BFI London Film Festival: The Red Turtle (La Tortue Rouge)


Directed by Michael Dudok de Wit
LFF Screening October 5th, 6th, 2016
Watch on iTunes (US) or Amazon

by Richard Hamer

“This screening has proved unexpectedly popular,” says the woman working at BFI Southbank, as I squeeze into a seat at the small, packed venue. It can only mean one thing: the name ‘Studio Ghibli’ still carries its usual weight, the Japanese studio a high profile co-producer of this French/Belgian animation, director Michael Dudok de Wit’s first feature length picture. And with the name comes certain expectations of style and content, but be in no doubt: this is de Wit’s film, sparse, beguiling and so very ‘European’.

We begin with an unnamed man shipwrecked on a deserted island. Lost and alone, he begins to explore his surroundings: finding food, finding shelter. Naturally his mind turns to escape, and building himself a raft, he sets off into the ocean. But a massive Red Turtle bars his path, destroying his raft and sending him back to square one. And so a confrontation begins, a strange bonding that takes us unusual places and spans a length of many years. To elaborate any further would be to spoil a film that is far more than it initially presents itself to be; a simple fable becomes something quite esoteric, steeped in metaphor and understated character drama.

And by understated I mean utterly without any dialogue. The odd scream and shout aside, The Red Turtle is pure animation, music and movement, slow and quiet but rarely the worse for it. It helps that this animation is frequently superb, though again understated in its own way: This is a world of simple lines and flat colours, with little beady dots for eyes that are more Herge than they are Miyazaki.

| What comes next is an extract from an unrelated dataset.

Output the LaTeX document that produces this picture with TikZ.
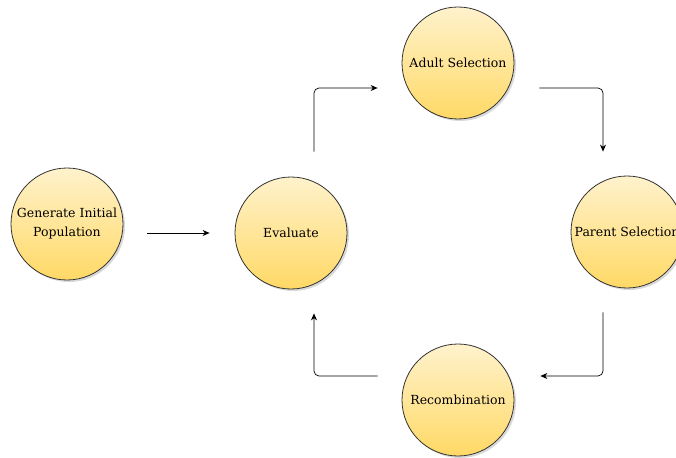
\documentclass[tikz,border=0pt]{standalone}
\usepackage{fontspec}
\setmainfont{DejaVu Serif}
\usetikzlibrary{calc,shadows,arrows.meta}
\definecolor{lightgold}{HTML}{FFF2CC}
\definecolor{gold}{HTML}{FFD966}

\begin{document}
\begin{tikzpicture}[x=1pt,y=-1pt,
        stage/.style={circle, draw=black!80, line width=0.8pt, minimum size=112pt,
            inner sep=0pt, align=center, top color=lightgold, bottom color=gold,
            drop shadow={opacity=0.3, shadow xshift=2pt, shadow yshift=-2pt},
            font=\fontsize{12.5}{19}\selectfont},
        flow/.style={-{Stealth[length=7pt,width=6pt]}, line width=0.7pt, rounded corners=5pt}]
            \useasboundingbox (0,0) rectangle (676,457);

            \node[stage] (init) at (67,224) {Generate Initial\\Population};
            \node[stage] (eval) at (291,233) {Evaluate};
            \node[stage] (adult) at (458,63) {Adult Selection};
            \node[stage] (parent) at (627,232) {Parent Selection};
            \node[stage] (recomb) at (458,400) {Recombination};

            \draw [flow] ($(init.east |- eval.west)+(24,0)$) -- ($(eval.west)+(-25,0)$);
            \draw [flow] ($(eval.north)+(23,-25)$) |- ($(adult.west)+(-24,25)$);
            \draw [flow] ($(adult.east)+(25,25)$) -| ($(parent.north)+(-24,-24)$);
            \draw [flow] ($(parent.south)+(-24,24)$) |- ($(recomb.east)+(26,-24)$);
            \draw [flow] ($(recomb.west)+(-24,-24)$) -| ($(eval.south)+(23,24)$);
        \end{tikzpicture}
\end{document}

It starts to flag in its later stages, when its simple storytelling and sense of momentum give way to something far more static, more reflective. A story of island escape is easier told without dialogue than a story of island life, and as The Red Turtle makes the switch it leans heavier on allegory and hallucination: still a pleasure but a good deal less exciting, and often frustratingly hard to interpret.

Moments of amusing animal-based physical comedy aside, anyone coming to this looking for Ghibli-style fare is sure to be disappointed. The Red Turtle is a strange beast: interesting themes around mankind’s growing distance from – but inescapable connection to – the natural world are there, but too often obscured in an increasingly self indulgent second half. But there is a pure, visual joy in its opening twenty minutes that it never fully loses, making The Red Turtle – if not a classic worthy of Miyazaki – still more than worth your time.
 

 

One Response to “BFI London Film Festival: The Red Turtle (La Tortue Rouge)”

  1. Mulligan says:

    The red turtle of the title appears to be nothing if not a kind of gift from nature to this nameless man, who without it might spend the entirety of his life alone.